Ohio is a state where Democrats have long seen the issue of taxes as a vote driver. In 2012, President Obama’s campaign ran an ad here dinging Romney for releasing just one year of tax returns — and paying just 14.1 percent of taxes in 2011. “Maybe instead of attacking others on taxes, Romney should come clean on his,” the ad said. Obama won Ohio that year, by three points, boosted, in the end, by his passage of the auto bailout. (At her second rally of the day, in Akron, Clinton also underscored her support for saving the auto industry.)

Democrats said they expect the revelation that Trump has paid nothing in federal income taxes to have a similar effect this year as the Obama ads ripping Romney on taxes. “In the next week or so you’re going to see some shifting in the polls,” Ohio Rep. Tim Ryan predicted in an interview. And Clinton’s operatives on the ground — she has 61 offices statewide — said they still expect to win the state despite trailing in the polls.

Ohio is crucial to Trump’s path to 270 electoral votes. In Clinton’s campaign, however, Ohio is not considered a “must-win” state.

“We need reinvestment in Ohio, whether it’s roads or bridges. It would be much easier to make those kinds of investments if guys like Trump paid their fair share of taxes,” Ryan said. “It’s very much equivalent to what they did to Mitt Romney in 2012.”

Local labor leaders said they expected the issue to turn off voters in Ohio. “Anyone that earns a living has to pay taxes,” said Michael Gillis, a spokesman for the Ohio chapter of the AFL-CIO.

“Why should the steelworker in Cleveland, or the auto worker in Toledo have to pay taxes and Donald Trump doesn’t?” The AFL-CIO is a powerful organizing agent here — it’s 1,500 local unions plan to distribute 1.5 million pieces of mail and make 1.3 million phone calls for Clinton between now and Election Day, Gillis said.

Clinton’s on-the-ground ripping of Trump on Monday, however, is more personal than how Obama attacked Romney on taxes. Obama’s campaign used Romney’s tax returns to make a broader argument about the economy and the need to change the tax code — they hammered at the idea that a millionaire businessman was paying a lower tax rate than his assistant. Clinton, however, is using Trump’s lone public tax return to discredit him personally.

In her first speech of the day on Monday, Clinton painted Trump as a lousy businessman who profited at the expense of those who worked for him. “They all got hammered, while he was busy with his accountants trying to figure out how he could keep living like a billionaire,” she said. “Trump was taking from America with both hands and leaving the rest of us with the bill.”

In Akron, she asked: “Who loses money on casinos?”

“Yesterday, his campaign was bragging that it makes him a genius,” Clinton added. “What kind of genius loses a billion dollars in a single year?”

The new line of attack on Trump comes as Clinton appears to be putting a renewed focus on Ohio after virtually ignoring it for the critical month of September.
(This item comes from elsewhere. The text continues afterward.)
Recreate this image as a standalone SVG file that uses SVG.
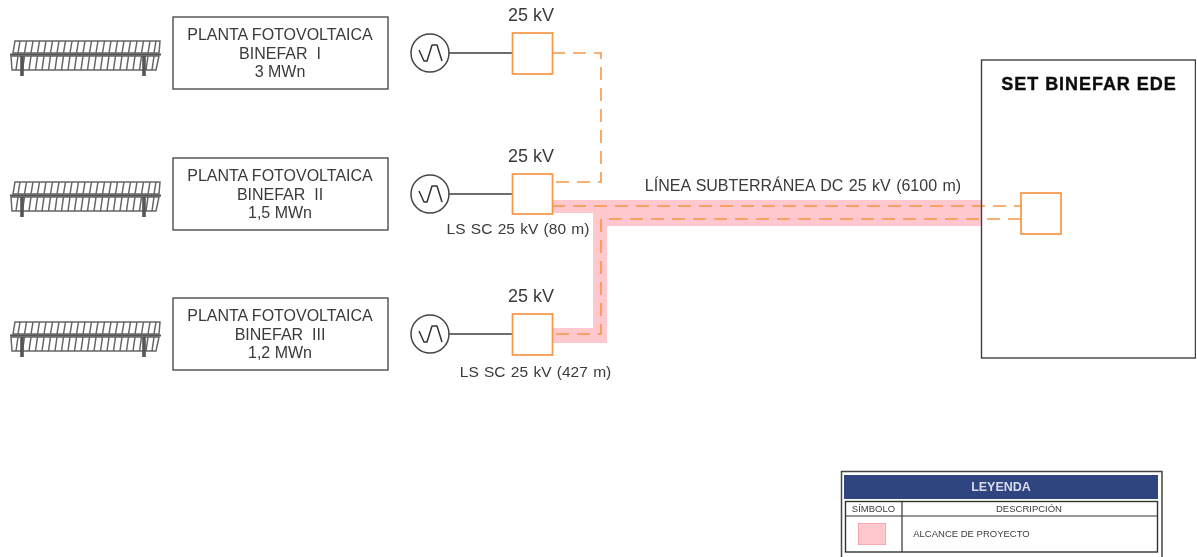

She made two campaign stops Monday — in recent weeks, Clinton has been making just one public campaign stop per day. And Bill Clinton was scheduled to begin his bus tour across the Eastern Ohio and the Mahoning Valley on Tuesday — once one of the largest steel producers in the country that has lost thousands of jobs to Chinese manufacturers.

Her reappearance here was also an opportunity to try and win over skeptical voters who may have been attracted to Trump’s bashing of NAFTA — Clinton framed herself as the only candidate dedicated to “protecting taxpayers, consumers, small business and workers.”

She blasted the Obama-backed Trans-Pacific Partnership for favoring large corporations, a deal she once supported. “It’s just one reason why I oppose TPP now, I’ll oppose it after the election, and I’ll oppose it as President — because it’s one sided and unfair for American workers,” she said.

Some Democrats, however, were skeptical of making any bets after underestimating Trump’s appeal for too long.

“He lost a billion dollars during a boom,” said David Detris, chairman of the Democratic party in Mahoning County, which has voted Democratic since Richard Nixon. “But anything I thought I knew about politics has been set on its head.”